MA and PhD students

Advising Graduate Students – PhD Students

As a graduate student preparing for the comprehensive examination, all coursework should be oriented toward addressing the central question assessed by the exam: Is the student prepared to write a dissertation that meets the required standards? These standards include the following:

  1. Originality
    Originality is assessed by evaluating whether the student is well read and deeply engaged with the scholarly literature relevant to the research question they intend to pursue. Evidence of originality appears in written work and in sustained discussions with the advisor that demonstrate the student’s understanding of existing scholarship, identification of gaps in that scholarship, and articulation of how a dissertation would contribute to the field.

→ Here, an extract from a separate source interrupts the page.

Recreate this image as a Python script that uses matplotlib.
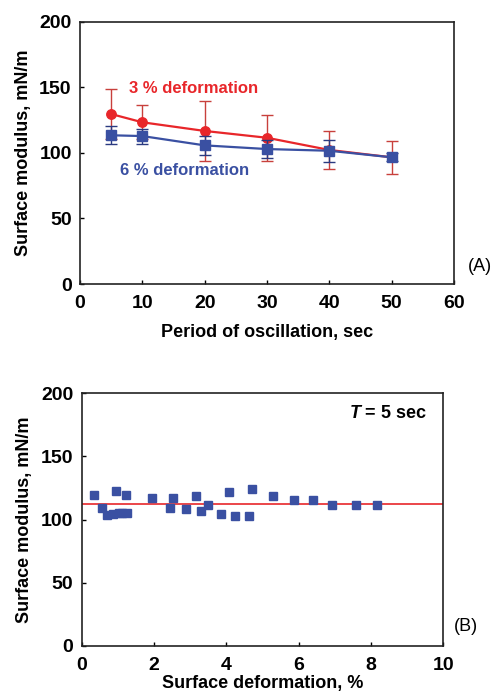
import matplotlib
matplotlib.use("Agg")
import matplotlib.pyplot as plt

plt.rcParams['font.family'] = ['Liberation Sans', 'DejaVu Sans']
plt.rcParams['mathtext.fontset'] = 'custom'
plt.rcParams['mathtext.it'] = 'Liberation Sans:italic:bold'
plt.rcParams['mathtext.rm'] = 'Liberation Sans:bold'

# Panel A data
period = [5, 10, 20, 30, 40, 50]
mod_3pct = [129.6, 123.3, 116.7, 111.5, 102.2, 96.6]
err_3pct = [19.0, 13.0, 22.8, 17.7, 14.6, 12.6]
mod_6pct = [113.4, 112.8, 105.7, 102.9, 101.6, 96.6]
err_6pct = [7.0, 5.7, 7.0, 7.0, 8.5, 3.0]

# Panel B data
deform = [0.33, 0.56, 0.70, 0.86, 0.94, 1.03, 1.12, 1.22, 1.26, 1.94,
          2.43, 2.53, 2.88, 3.15, 3.30, 3.48, 3.84, 4.08, 4.23, 4.62,
          4.72, 5.29, 5.86, 6.40, 6.93, 7.58, 8.18]
mod_b = [119.3, 109.5, 103.2, 104.5, 122.2, 105.3, 105.3, 119.6, 104.8, 116.9,
         109.0, 116.9, 108.7, 118.8, 106.9, 111.1, 104.0, 122.0, 102.4, 102.7,
         124.0, 118.3, 115.3, 115.3, 111.1, 111.1, 111.1]
mean_b = 112.2

RED = '#e8262a'
RED_ERR = '#c8403c'
BLUE = '#3a50a2'
BLUE_ERR = '#2a3a80'

TICK_FS = 14
LABEL_FS = 13

fig = plt.figure(figsize=(4.95, 6.94), dpi=100)

# ---- Panel A ----
axA = fig.add_axes([80/495, 1-284/694, 374/495, 262.3/694])
axA.errorbar(period, mod_3pct, yerr=err_3pct, fmt='none', ecolor=RED_ERR,
             elinewidth=1.0, capsize=4, capthick=1.0, zorder=2)
axA.plot(period, mod_3pct, '-o', color=RED, ms=6.8, lw=1.6, zorder=3)
axA.errorbar(period, mod_6pct, yerr=err_6pct, fmt='none', ecolor=BLUE_ERR,
             elinewidth=1.0, capsize=4, capthick=1.0, zorder=4)
axA.plot(period, mod_6pct, '-s', color=BLUE, ms=6.8, lw=1.6, zorder=5)
axA.set_xlim(0, 60)
axA.set_ylim(0, 200)
axA.set_xticks([0, 10, 20, 30, 40, 50, 60])
axA.set_yticks([0, 50, 100, 150, 200])
axA.set_xlabel('Period of oscillation, sec', fontsize=LABEL_FS, fontweight='bold', labelpad=8.8)
axA.set_ylabel('Surface modulus, mN/m', fontsize=LABEL_FS, fontweight='bold', labelpad=5.5)
axA.text(7.9, 148.7, '3 % deformation', color=RED, fontsize=12, fontweight='bold',
         va='center', ha='left')
axA.text(6.4, 86.2, '6 % deformation', color=BLUE, fontsize=12, fontweight='bold',
         va='center', ha='left')
axA.text(1.037, 0.066, '(A)', transform=axA.transAxes, fontsize=13, va='center', ha='left')

# ---- Panel B ----
axB = fig.add_axes([81.7/495, 1-645.7/694, 361.6/495, 252.4/694])
axB.axhline(mean_b, color=RED, lw=1.2, zorder=2)
axB.plot(deform, mod_b, 's', color=BLUE, ms=5.6, zorder=3)
axB.set_xlim(0, 10)
axB.set_ylim(0, 200)
axB.set_xticks([0, 2, 4, 6, 8, 10])
axB.set_yticks([0, 50, 100, 150, 200])
axB.set_xlabel('Surface deformation, %', fontsize=LABEL_FS, fontweight='bold', labelpad=1.2)
axB.set_ylabel('Surface modulus, mN/m', fontsize=LABEL_FS, fontweight='bold', labelpad=5.5)
axB.text(0.954, 0.921, r'$T$ = 5 sec', transform=axB.transAxes, fontsize=13,
         fontweight='bold', va='center', ha='right')
axB.text(1.03, 0.075, '(B)', transform=axB.transAxes, fontsize=13, va='center', ha='left')

for ax in (axA, axB):
    for sp in ax.spines.values():
        sp.set_linewidth(1.2)
        sp.set_color('#222222')
    ax.tick_params(direction='in', length=3, width=1, labelsize=TICK_FS, pad=6)
    ax.tick_params(axis='x', pad=8)
    for lab in ax.get_xticklabels() + ax.get_yticklabels():
        lab.set_fontweight('bold')

fig.savefig('out.png', dpi=100)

Students must show not only the ability to survey and summarize major works and scholarly trends, but also the capacity to critique existing frameworks in ways that demonstrate sustained, independent engagement with the research. Originality is evaluated during the comprehensive examination across two areas: (a) theory and disciplinary foundations, and (b) the proposed dissertation area. In short, originality means producing research that contributes something not already known, done, or argued in the same way—whether through new data, methods, theoretical approaches, or interpretations.

  1. Significance
    A dissertation must make a meaningful contribution to knowledge, both conceptually (theoretical significance) and substantively (scope and depth). In the humanities and social sciences, a dissertation is a monograph-length study—not an article, paper, or MA-level thesis—and typically exceeds 70,000 words. Writing samples, performance on the comprehensive examination, and other program benchmarks are used to assess the student’s potential to meet this standard.

Only after successfully passing the comprehensive examination—which confers PhD Candidate status—may the student formally begin dissertation research.